Whitehaven Coal (WHC) H2 2024 earnings summary
Event summary combining transcript, slides, and related documents.
H2 2024 earnings summary
18 Feb, 2026Executive summary
FY 2024 was transformational, marked by the acquisition of Queensland metallurgical coal assets (Daunia & Blackwater) and a strategic joint venture with Nippon Steel and JFE, selling a 30% stake in Blackwater for $1.08 billion, enhancing financial stability and future returns.
Safety and environmental performance improved, with a 30% reduction in TRIFR in NSW to 3.3 and no environmental enforcement actions for the second consecutive year.
Delivered strong operational results: 24.5 million tons of ROM produced (up 34% YoY), with significant contributions from both NSW and Queensland.
Announced sale of 30% of Blackwater for US$1.08 billion, expected to complete in Q1 2025, supporting balance sheet and capital flexibility.
Total shareholder return for FY24 was 23%, ranking 30th in the ASX 100.
Financial highlights
FY24 revenue was $3.8 billion, underlying EBITDA $1.4 billion (including $869 million revenue and $272 million EBITDA from QLD in Q4), and underlying NPAT $740 million.
Statutory NPAT was $355 million after acquisition and transition costs.
Final fully franked dividend of 13 cents per share, totaling 20 cents per share for FY24.
Group EBITDA margin on own coal sales was 41%, down from 75% in FY23 due to lower prices and higher costs.
Net debt at 30 June 2024 was $1.3 billion, with available liquidity of $556 million.
Outlook and guidance
FY25 managed ROM coal production guidance: 35.0–39.5 Mt; managed coal sales: 28.0–31.5 Mt.

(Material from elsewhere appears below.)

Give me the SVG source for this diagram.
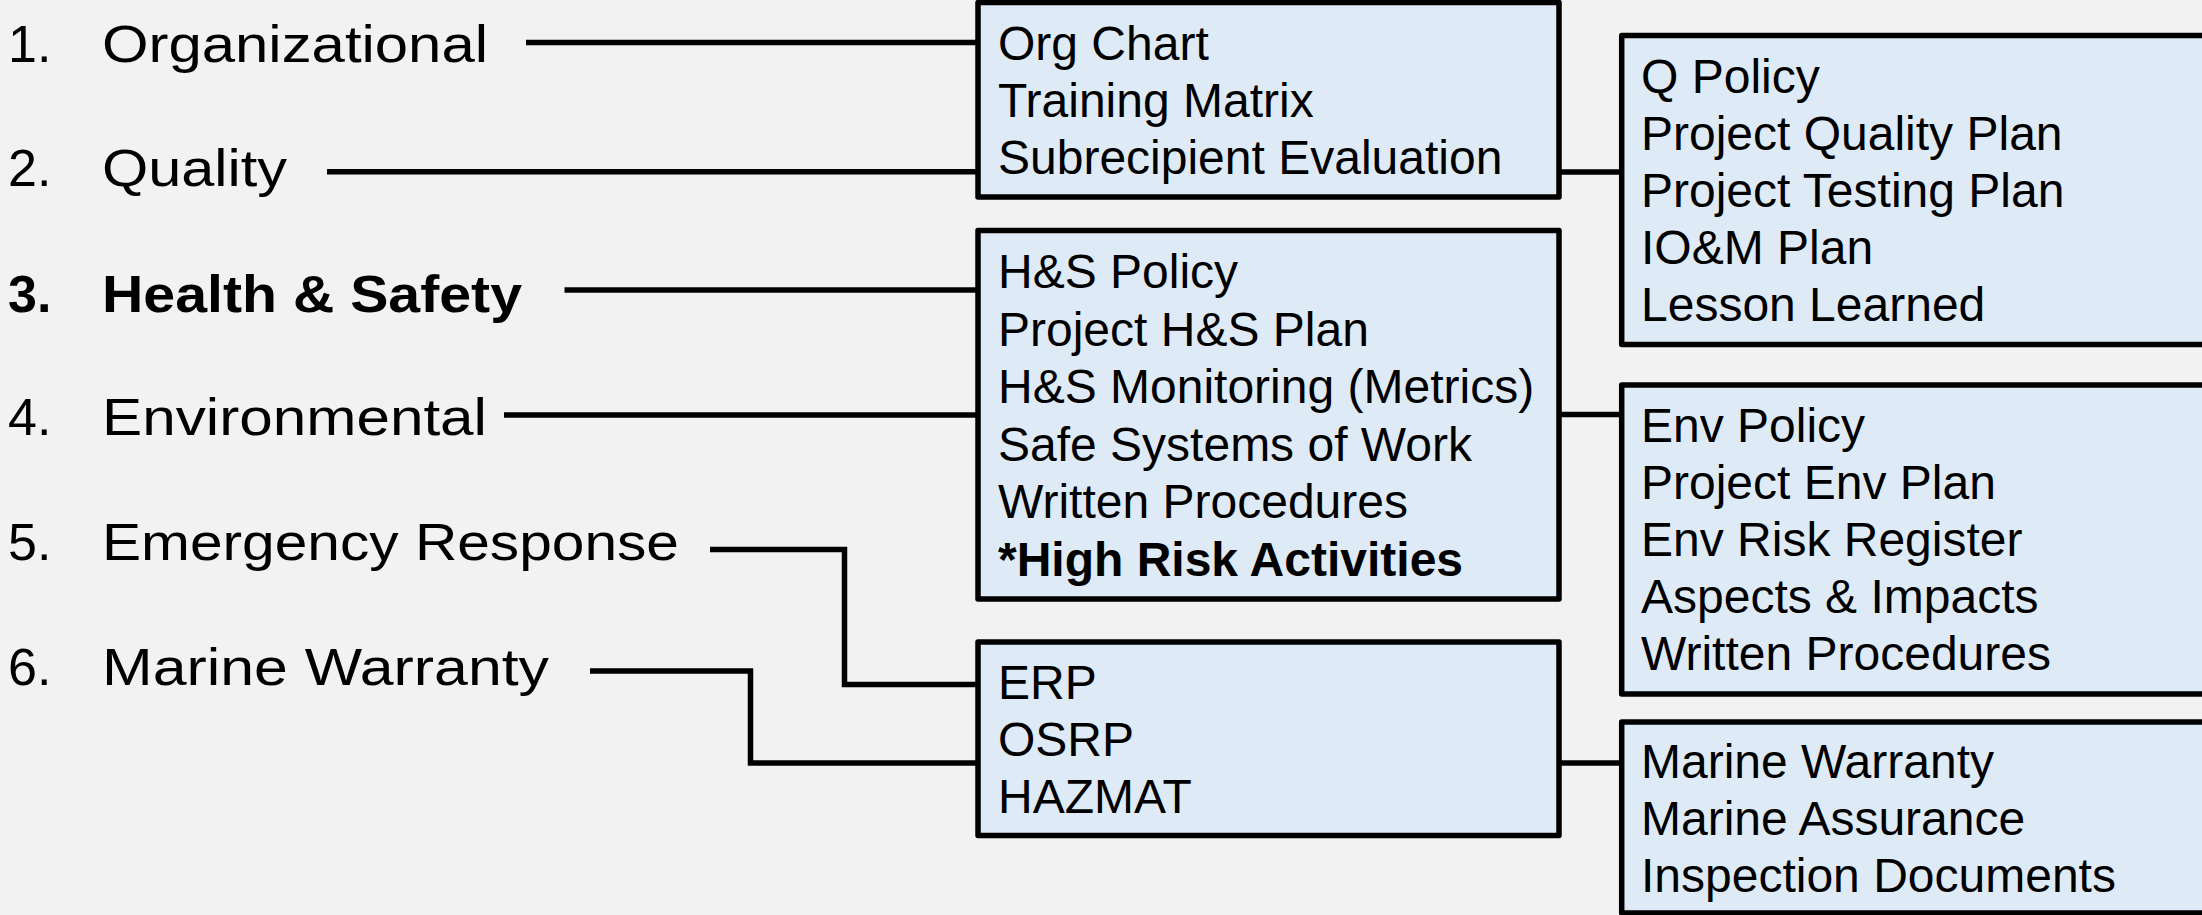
<svg xmlns="http://www.w3.org/2000/svg" width="2202" height="915" viewBox="0 0 2202 915">
<style>
.bg{fill:#F2F2F2}
.box{fill:#DEEAF6;stroke:#000;stroke-width:5.5;stroke-linejoin:round}
.conn{fill:none;stroke:#000;stroke-width:5.5;stroke-linecap:butt;stroke-linejoin:miter}
.lbl{font-family:"Liberation Sans",Arial,sans-serif;font-size:52px;fill:#000}
.b{font-weight:bold}
.t{font-family:"Liberation Sans",Arial,sans-serif;font-size:48px;fill:#000}
</style>
<rect class="bg" x="0" y="0" width="2202" height="915"/>
<g id="connectors">
<path class="conn" d="M526,42.5 H978"/>
<path class="conn" d="M327,171.7 H978"/>
<path class="conn" d="M564.5,290 H978"/>
<path class="conn" d="M504,415 H978"/>
<path class="conn" d="M710,549.5 H844.5 V684.5 H978"/>
<path class="conn" d="M590,671 H750.5 V763 H978"/>
<path class="conn" d="M1559,172 H1621.7"/>
<path class="conn" d="M1559,414.5 H1621.7"/>
<path class="conn" d="M1559,763 H1621.7"/>
</g>
<g id="cat1">
<text class="lbl" x="8" y="62">1.</text>
<text class="lbl" x="102" y="62" textLength="386" lengthAdjust="spacingAndGlyphs">Organizational</text>
</g>
<g id="cat2">
<text class="lbl" x="8" y="186">2.</text>
<text class="lbl" x="102" y="186" textLength="185" lengthAdjust="spacingAndGlyphs">Quality</text>
</g>
<g id="cat3">
<text class="lbl b" x="8" y="312">3.</text>
<text class="lbl b" x="102" y="312" textLength="420" lengthAdjust="spacingAndGlyphs">Health &amp; Safety</text>
</g>
<g id="cat4">
<text class="lbl" x="8" y="435">4.</text>
<text class="lbl" x="102" y="435" textLength="385" lengthAdjust="spacingAndGlyphs">Environmental</text>
</g>
<g id="cat5">
<text class="lbl" x="8" y="560">5.</text>
<text class="lbl" x="102" y="560" textLength="577" lengthAdjust="spacingAndGlyphs">Emergency Response</text>
</g>
<g id="cat6">
<text class="lbl" x="8" y="685">6.</text>
<text class="lbl" x="102" y="685" textLength="447" lengthAdjust="spacingAndGlyphs">Marine Warranty</text>
</g>
<g id="boxA">
<rect class="box" x="978" y="2.5" width="581" height="194.5"/>
<text class="t" x="998" y="60">Org Chart</text>
<text class="t" x="998" y="117">Training Matrix</text>
<text class="t" x="998" y="174">Subrecipient Evaluation</text>
</g>
<g id="boxB">
<rect class="box" x="978" y="230.5" width="581" height="368.5"/>
<text class="t" x="998" y="288">H&amp;S Policy</text>
<text class="t" x="998" y="345.5">Project H&amp;S Plan</text>
<text class="t" x="998" y="403">H&amp;S Monitoring (Metrics)</text>
<text class="t" x="998" y="460.5">Safe Systems of Work</text>
<text class="t" x="998" y="518">Written Procedures</text>
<text class="t b" x="998" y="575.5">*High Risk Activities</text>
</g>
<g id="boxC">
<rect class="box" x="978" y="642" width="581" height="193.5"/>
<text class="t" x="998" y="699">ERP</text>
<text class="t" x="998" y="756">OSRP</text>
<text class="t" x="998" y="813">HAZMAT</text>
</g>
<g id="boxD">
<rect class="box" x="1621.7" y="35.5" width="620" height="309"/>
<text class="t" x="1641" y="92.5">Q Policy</text>
<text class="t" x="1641" y="149.5">Project Quality Plan</text>
<text class="t" x="1641" y="206.5">Project Testing Plan</text>
<text class="t" x="1641" y="263.5">IO&amp;M Plan</text>
<text class="t" x="1641" y="320.5">Lesson Learned</text>
</g>
<g id="boxE">
<rect class="box" x="1621.7" y="385" width="620" height="309"/>
<text class="t" x="1641" y="441.5">Env Policy</text>
<text class="t" x="1641" y="498.5">Project Env Plan</text>
<text class="t" x="1641" y="555.5">Env Risk Register</text>
<text class="t" x="1641" y="612.5">Aspects &amp; Impacts</text>
<text class="t" x="1641" y="669.5">Written Procedures</text>
</g>
<g id="boxF">
<rect class="box" x="1621.7" y="722" width="620" height="191"/>
<text class="t" x="1641" y="778">Marine Warranty</text>
<text class="t" x="1641" y="835">Marine Assurance</text>
<text class="t" x="1641" y="892">Inspection Documents</text>
</g>
</svg>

Site cost guidance set at $140–155/t, reflecting labor cost increases and conservative assumptions for Queensland.
Capital expenditure guidance for FY25 is $440–550 million, with 40% allocated to Queensland and 60% to NSW.
Focus areas include integrating Queensland assets, cost management, and ramping up Vickery to replace Werris Creek.
Global metallurgical coal supply constraints and rising Indian demand are expected to support higher prices.